Victims of assault need people around them to remind them how much strength it takes to survive. How feeling weak isn’t the same as being weak. There is nothing stronger than who they are today.

“I believe you.”

Hard stop. No questions. If someone tells you they just survived a traumatic car accident, you wouldn’t ask them to prove it was a near-death experience. You wouldn’t ask them to go over the details with you so you can clearly understand how the accident occurred or decide if they were at fault or the other driver.

You are not Judge Judy. You don’t need to know or decide these things. Leave that for the police report, and for the justice system to do its work. Take yourself out of the equation, and center the person who is hurting.

“I believe you” is as far as you need to go. If they choose to share more, that is their choice. Clamp down your own curiosity. This is not your story to tell, and it’s not yours to tell them what to do with it. (If it’s a child under 18 or a vulnerable person, then by law, you do have a legal obligation to report it to the police.)

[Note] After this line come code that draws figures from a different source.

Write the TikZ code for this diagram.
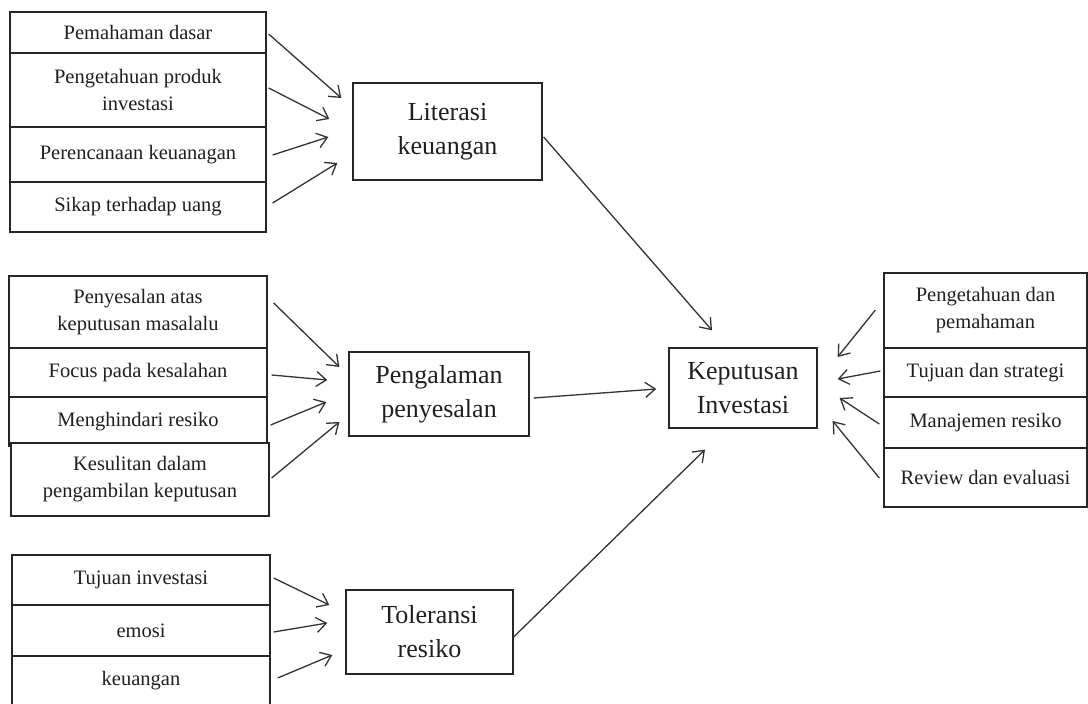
\documentclass[tikz,border=0pt]{standalone}
\usepackage{fontspec}
\setmainfont{Liberation Serif}
\usetikzlibrary{arrows.meta}
\begin{document}
\begin{tikzpicture}[x=1pt,y=-1pt,
  box/.style={draw=black!85,line width=1.3pt,rectangle,inner sep=0pt,align=center,
    text=black!88,font=\fontsize{20.5}{27}\selectfont},
  bigbox/.style={box,font=\fontsize{26}{34}\selectfont},
  arr/.style={draw=black!80,line width=1.3pt,-{Straight Barb[length=10pt,width=15pt,line width=1.3pt]}}]
\useasboundingbox (0,0) rectangle (1088,704);
\clip (0,0) rectangle (1088,704);
% top-left group
\node[box,minimum width=256,minimum height=41] (pd) at (138,32.5) {Pemahaman dasar};
\node[box,minimum width=256,minimum height=74] (pp) at (138,90) {Pengetahuan produk\\investasi};
\node[box,minimum width=256,minimum height=55] (pk) at (138,154.5) {Perencanaan keuanagan};
\node[box,minimum width=256,minimum height=50] (su) at (138,207) {Sikap terhadap uang};
\node[bigbox,minimum width=189,minimum height=97] (lit) at (447.5,131.5) {Literasi\\keuangan};
% middle group
\node[box,minimum width=258,minimum height=72] (ps) at (138,312) {Penyesalan atas\\keputusan masalalu};
\node[box,minimum width=258,minimum height=49] (fk) at (138,372.5) {Focus pada kesalahan};
\node[box,minimum width=258,minimum height=49] (mr) at (138,421.5) {Menghindari resiko};
\node[box,minimum width=258,minimum height=73,fill=white] (kd) at (140,479.5) {Kesulitan dalam\\pengambilan keputusan};
\node[bigbox,minimum width=180,minimum height=84] (peng) at (439,394) {Pengalaman\\penyesalan};
% center
\node[bigbox,minimum width=148,minimum height=80] (kep) at (743,388) {Keputusan\\Investasi};
% right group
\node[box,minimum width=203,minimum height=75] (pdp) at (985.5,310.5) {Pengetahuan dan\\pemahaman};
\node[box,minimum width=203,minimum height=49] (tds) at (985.5,372.5) {Tujuan dan strategi};
\node[box,minimum width=203,minimum height=51] (mj) at (985.5,422.5) {Manajemen resiko};
\node[box,minimum width=203,minimum height=59] (rde) at (985.5,477.5) {Review dan evaluasi};
% bottom group
\node[box,minimum width=258,minimum height=50] (ti) at (141,580) {Tujuan investasi};
\node[box,minimum width=258,minimum height=51] (em) at (141,630.5) {emosi};
\node[box,minimum width=258,minimum height=50] (ku) at (141,681) {keuangan};
\node[bigbox,minimum width=167,minimum height=84] (tol) at (429.5,632) {Toleransi\\resiko};
% arrows top
\draw[arr] ([shift={(2,1.5)}]pd.east) -- ([shift={(-11,-33.5)}]lit.west);
\draw[arr] ([shift={(2,-2)}]pp.east) -- ([shift={(-23,-12.5)}]lit.west);
\draw[arr] ([shift={(6,0.5)}]pk.east) -- ([shift={(-24,5.5)}]lit.west);
\draw[arr] ([shift={(6,-4)}]su.east) -- ([shift={(-15,31.5)}]lit.west);
% arrows middle
\draw[arr] ([shift={(6,-9)}]ps.east) -- ([shift={(-9,-27)}]peng.west);
\draw[arr] ([shift={(4,2.5)}]fk.east) -- ([shift={(-21,-14)}]peng.west);
\draw[arr] ([shift={(3,3.5)}]mr.east) -- ([shift={(-22,8)}]peng.west);
\draw[arr] ([shift={(2,-1.5)}]kd.east) -- ([shift={(-9,28)}]peng.west);
% arrows bottom
\draw[arr] ([shift={(3,-2)}]ti.east) -- ([shift={(-16,-27)}]tol.west);
\draw[arr] ([shift={(3,1.5)}]em.east) -- ([shift={(-18,-9)}]tol.west);
\draw[arr] ([shift={(7,-3)}]ku.east) -- ([shift={(-13,23)}]tol.west);
% arrows to Keputusan
\draw[arr] ([shift={(1,5.5)}]lit.east) -- ([shift={(-31,-17)}]kep.north);
\draw[arr] ([shift={(4,4)}]peng.east) -- ([shift={(-12,1)}]kep.west);
\draw[arr] ([shift={(0,5)}]tol.east) -- ([shift={(-38,21)}]kep.south);
% arrows right
\draw[arr] ([shift={(-8,-0.5)}]pdp.west) -- ([shift={(20,-31)}]kep.east);
\draw[arr] ([shift={(-3,-1.5)}]tds.west) -- ([shift={(20,-9)}]kep.east);
\draw[arr] ([shift={(-4,1.5)}]mj.west) -- ([shift={(22,10)}]kep.east);
\draw[arr] ([shift={(-4,0.5)}]rde.west) -- ([shift={(15,33)}]kep.east);
\end{tikzpicture}
\end{document}
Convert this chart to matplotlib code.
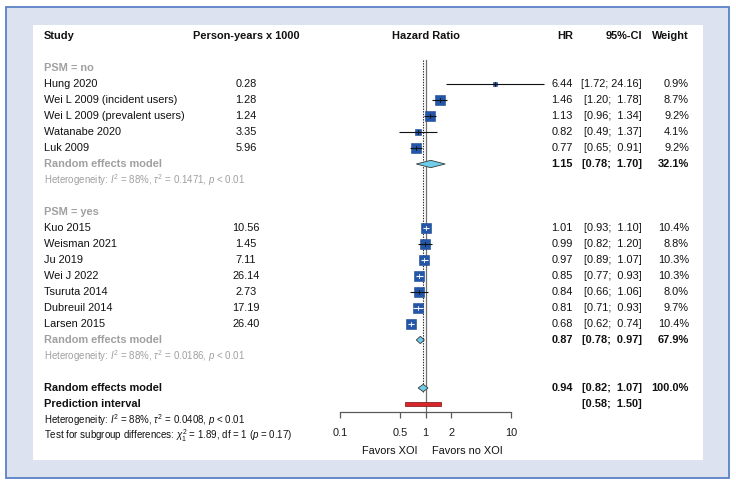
import matplotlib
matplotlib.use('Agg')
import matplotlib.pyplot as plt
import matplotlib.transforms as mtransforms
from matplotlib.patches import Rectangle, Polygon
from matplotlib.ticker import NullLocator, FixedLocator, FixedFormatter
import numpy as np

plt.rcParams['font.family'] = ['Liberation Sans', 'DejaVu Sans']
plt.rcParams['mathtext.fontset'] = 'custom'
plt.rcParams['mathtext.rm'] = 'Liberation Sans'
plt.rcParams['mathtext.it'] = 'Liberation Sans:italic'
plt.rcParams['mathtext.bf'] = 'Liberation Sans:bold'
plt.rcParams['mathtext.sf'] = 'Liberation Sans'

# ---------------- data ----------------
group_labels = ["PSM = no", "PSM = yes"]

studies_no = ["Hung 2020", "Wei L 2009 (incident users)", "Wei L 2009 (prevalent users)",
              "Watanabe 2020", "Luk 2009"]
py_no = ["0.28", "1.28", "1.24", "3.35", "5.96"]
hr_no = [6.44, 1.46, 1.13, 0.82, 0.77]
lo_no = [1.72, 1.20, 0.96, 0.49, 0.65]
hi_no = [24.16, 1.78, 1.34, 1.37, 0.91]
w_no = [0.9, 8.7, 9.2, 4.1, 9.2]

studies_yes = ["Kuo 2015", "Weisman 2021", "Ju 2019", "Wei J 2022", "Tsuruta 2014",
               "Dubreuil 2014", "Larsen 2015"]
py_yes = ["10.56", "1.45", "7.11", "26.14", "2.73", "17.19", "26.40"]
hr_yes = [1.01, 0.99, 0.97, 0.85, 0.84, 0.81, 0.68]
lo_yes = [0.93, 0.82, 0.89, 0.77, 0.66, 0.71, 0.62]
hi_yes = [1.10, 1.20, 1.07, 0.93, 1.06, 0.93, 0.74]
w_yes = [10.4, 8.8, 10.3, 10.3, 8.0, 9.7, 10.4]

re_no = [1.15, 0.78, 1.70, 32.1]
re_yes = [0.87, 0.78, 0.97, 67.9]
re_all = [0.94, 0.82, 1.07, 100.0]
pred_int = [0.58, 1.50]

het_no = ["88%", "0.1471", "< 0.01"]
het_yes = ["88%", "0.0186", "< 0.01"]
het_all = ["88%", "0.0408", "< 0.01"]
subgroup_test = ["1.89", "1", "0.17"]

tick_vals = [0.1, 0.5, 1, 2, 10]
tick_labels = ["0.1", "0.5", "1", "2", "10"]
label_left = "Favors XOI"
label_right = "Favors no XOI"

# ---------------- layout ----------------
W, H = 736, 486
DPI = 100
fig = plt.figure(figsize=(W / DPI, H / DPI), dpi=DPI)
fig.patch.set_facecolor('white')

def fx(px):
    return px / W

def fy(py):
    return 1 - py / H

ROW0, ROWH = 36, 16  # y pixel of header row and row height
AX_TOP, AX_BOT = 36, 412
X01, X10 = 340, 511

fig.patches.append(Rectangle((fx(6), fy(478)), fx(729) - fx(6), fy(7) - fy(478),
                             transform=fig.transFigure, facecolor='#dde2f0',
                             edgecolor='#5a80c6', lw=1.3, zorder=-10))
fig.patches.append(Rectangle((fx(33), fy(460)), fx(703) - fx(33), fy(25) - fy(460),
                             transform=fig.transFigure, facecolor='white',
                             edgecolor='none', zorder=-9))

ax = fig.add_axes([fx(X01), fy(AX_BOT), fx(X10) - fx(X01), (AX_BOT - AX_TOP) / H])
ax.patch.set_visible(False)
ax.set_zorder(5)
ax.set_xscale('log')
ax.set_xlim(0.1, 10)
ymax = (AX_BOT - ROW0) / ROWH
ax.set_ylim(ymax, 0)
ax.xaxis.set_major_locator(FixedLocator(tick_vals))
ax.xaxis.set_major_formatter(FixedFormatter(tick_labels))
ax.xaxis.set_minor_locator(NullLocator())
ax.set_yticks([])
for s in ['top', 'left', 'right']:
    ax.spines[s].set_visible(False)
ax.spines['bottom'].set_color('#5a5a5a')
ax.spines['bottom'].set_linewidth(0.9)
ax.tick_params(axis='x', direction='out', length=4, width=0.9, color='#5a5a5a',
               labelsize=7.9, pad=7.5, labelcolor='#1a1a1a')

px_per_dec = (X10 - X01) / 2.0

trans = mtransforms.blended_transform_factory(fig.transFigure, ax.transData)

FS = 7.9
FS_SMALL = 7.0
GRAY = '#a0a0a0'
SQ = '#2456a8'
DIA = '#6fcdea'
TXT = '#111111'

X_STUDY = fx(44)
X_PY = fx(246)
X_HR = fx(573)
X_CI = fx(642)
X_W = fx(689)

def put(x, r, s, ha='left', color=TXT, bold=False, size=FS):
    ax.text(x, r, s, transform=trans, ha=ha, va='center', color=color,
            fontsize=size, fontweight='bold' if bold else 'normal', clip_on=False)

def ci_str(lo, hi):
    return f"[{lo:.2f}; {hi:5.2f}]"

# header
put(X_STUDY, 0, "Study", bold=True)
put(X_PY, 0, "Person-years x 1000", ha='center', bold=True)
ax.text(1, 0, "Hazard Ratio", ha='center', va='center', fontsize=FS, fontweight='bold',
        color=TXT, clip_on=False)
put(X_HR, 0, "HR", ha='right', bold=True)
put(X_CI, 0, "95%-CI", ha='right', bold=True)
put(X_W, 0, "Weight", ha='right', bold=True)

def draw_study(r, name, py, hr, lo, hi, w):
    put(X_STUDY, r, name)
    put(X_PY, r, py, ha='center')
    put(X_HR, r, f"{hr:.2f}", ha='right')
    put(X_CI, r, ci_str(lo, hi), ha='right')
    put(X_W, r, f"{w:.1f}%", ha='right')
    side_px = 3.39 * np.sqrt(w)
    ax.plot([hr], [r], marker='s', ms=side_px * 72 / DPI, color=SQ, mec='#1c4690',
            mew=0.4, zorder=3, clip_on=False)
    half = side_px / 2 / px_per_dec
    inside = (np.log10(lo) > np.log10(hr) - half) and (np.log10(hi) < np.log10(hr) + half)
    col = 'white' if inside else '#111111'
    ax.plot([lo, hi], [r, r], color=col, lw=0.8, zorder=4, clip_on=False,
            solid_capstyle='butt')
    ax.plot([hr, hr], [r - 0.13, r + 0.13], color=col, lw=0.6, zorder=4, clip_on=False)

def draw_diamond(r, est, lo, hi):
    h = 0.23
    poly = Polygon([(lo, r), (est, r - h), (hi, r), (est, r + h)], closed=True,
                   facecolor=DIA, edgecolor='#3a3a3a', lw=0.6, zorder=5, clip_on=False)
    ax.add_patch(poly)

def het_text(vals):
    i2, t2, p = vals
    return (r"Heterogeneity: $\mathit{I}^{2}$ = " + i2 + r", $\tau^{2}$ = " + t2 +
            r", $\mathit{p}$ " + p)

# reference lines
ax.plot([1, 1], [1.5, ymax], color='#707070', lw=0.9, zorder=1, clip_on=False)
ax.plot([re_all[0], re_all[0]], [1.5, 22.3], color='#222222', lw=0.8,
        linestyle=(0, (1.2, 1.2)), zorder=1, clip_on=False)

# group 1
r = 2
put(X_STUDY, r, group_labels[0], color=GRAY, bold=True)
for i in range(len(studies_no)):
    r += 1
    draw_study(r, studies_no[i], py_no[i], hr_no[i], lo_no[i], hi_no[i], w_no[i])
r += 1
put(X_STUDY, r, "Random effects model", color=GRAY, bold=True)
put(X_HR, r, f"{re_no[0]:.2f}", ha='right', bold=True)
put(X_CI, r, ci_str(re_no[1], re_no[2]), ha='right', bold=True)
put(X_W, r, f"{re_no[3]:.1f}%", ha='right', bold=True)
draw_diamond(r, re_no[0], re_no[1], re_no[2])
r += 1
put(X_STUDY, r, het_text(het_no), color=GRAY, size=FS_SMALL)

# group 2
r += 2
put(X_STUDY, r, group_labels[1], color=GRAY, bold=True)
for i in range(len(studies_yes)):
    r += 1
    draw_study(r, studies_yes[i], py_yes[i], hr_yes[i], lo_yes[i], hi_yes[i], w_yes[i])
r += 1
put(X_STUDY, r, "Random effects model", color=GRAY, bold=True)
put(X_HR, r, f"{re_yes[0]:.2f}", ha='right', bold=True)
put(X_CI, r, ci_str(re_yes[1], re_yes[2]), ha='right', bold=True)
put(X_W, r, f"{re_yes[3]:.1f}%", ha='right', bold=True)
draw_diamond(r, re_yes[0], re_yes[1], re_yes[2])
r += 1
put(X_STUDY, r, het_text(het_yes), color=GRAY, size=FS_SMALL)

# overall
r += 2
put(X_STUDY, r, "Random effects model", bold=True)
put(X_HR, r, f"{re_all[0]:.2f}", ha='right', bold=True)
put(X_CI, r, ci_str(re_all[1], re_all[2]), ha='right', bold=True)
put(X_W, r, f"{re_all[3]:.1f}%", ha='right', bold=True)
draw_diamond(r, re_all[0], re_all[1], re_all[2])
r += 1
put(X_STUDY, r, "Prediction interval", bold=True)
put(X_CI, r, ci_str(pred_int[0], pred_int[1]), ha='right', bold=True)
ax.add_patch(Rectangle((pred_int[0], r - 0.12), pred_int[1] - pred_int[0], 0.24,
                       facecolor='#d9262b', edgecolor='#7a1010', lw=0.5, zorder=5,
                       clip_on=False))
r += 1
put(X_STUDY, r, het_text(het_all), size=FS_SMALL)
r += 1
chi, df, pv = subgroup_test
put(X_STUDY, r, r"Test for subgroup differences: $\chi^{2}_{1}$ = " + chi + ", df = " + df +
    r" ($\mathit{p}$ = " + pv + ")", size=FS_SMALL)

# favors labels
fav_r = (451 - ROW0) / ROWH
ax.annotate(label_left, xy=(1, fav_r), xytext=(-6, 0), textcoords='offset points',
            ha='right', va='center', fontsize=FS, color=TXT, annotation_clip=False)
ax.annotate(label_right, xy=(1, fav_r), xytext=(5, 0), textcoords='offset points',
            ha='left', va='center', fontsize=FS, color=TXT, annotation_clip=False)

fig.savefig('out.png', dpi=DPI, facecolor='white')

“I am so sorry. This should never have happened to you.”

Remind the person that they are normal, that what happened to them is not.

Rape and sexual violence are never OK. It’s hard for survivors to accept that it’s not their fault when the majority of sexual assault cases are perpetrated by someone is in the survivor’s network of trusted people—such as a family member, partner, pastor, teacher, coach, or neighbor.

The fact that it’s a crime makes it even harder to tell someone about it. In addition to the trauma of the violence done against them, survivors can carry an immense amount of fear, as well as an impulse to protect the very person who assaulted them.

“Is your body okay? Have you taken care of yourself?”

Before you leave the conversation, ask about their physical health. When someone is assaulted, they usually have to continue with everyday life: show up to work, take care of their children, go to class.

They may want to act like everything is OK  to protect the people they love from the burden of knowing what happened to them. Getting their body checked for injuries or life-altering diseases they were exposed to during assault may not be something they feel they can do or can make time for.

Additionally, 94% of women experience symptoms of post-traumatic stress disorder (PTSD) during the two weeks following the assault, and 33% of sexual violence victims contemplate suicide.

It can be a matter of life and death for survivors to be connected to healthcare, to supportive resources. If a victim doesn’t know how they will tell their partner or their parents, they won’t risk having it show up on the insurance bill by going to the emergency room to be seen.

Gently, ask them if they’ve seen a doctor, or offer to go with them. After assault, an exam can feel like they are reliving the attack. Reassure them that getting medical care isn’t the same as reporting the assault, and that the choice to make a police report will not be taken from their hands if they see a doctor to have their body taken care of.

When someone has experienced sexual violence, whether now or in the past, it can be difficult to know how to respond, what to say, how to help. But it’s important that we show up for those who have been wounded, who are hurting. It may not be easy, but violence can be unmade when we move toward those who are hurting.

Choosing to love first means listening first. Not fixing, not explaining what we would do, or dismissing. When we make space for someone to be heard we participate in their healing by witnessing their bravery in sharing. We believe in the healing that happens when pain and violence intersect with love and friendship.

As we trust each other with our stories, our relationships restore what violence takes away. Love is not silent. For every survivor of sexual violence who tells their story, there are others who have not yet spoken, watching how you respond. They are looking for a safe person, for someone with whom they can share their story, share their pain. Will it be you?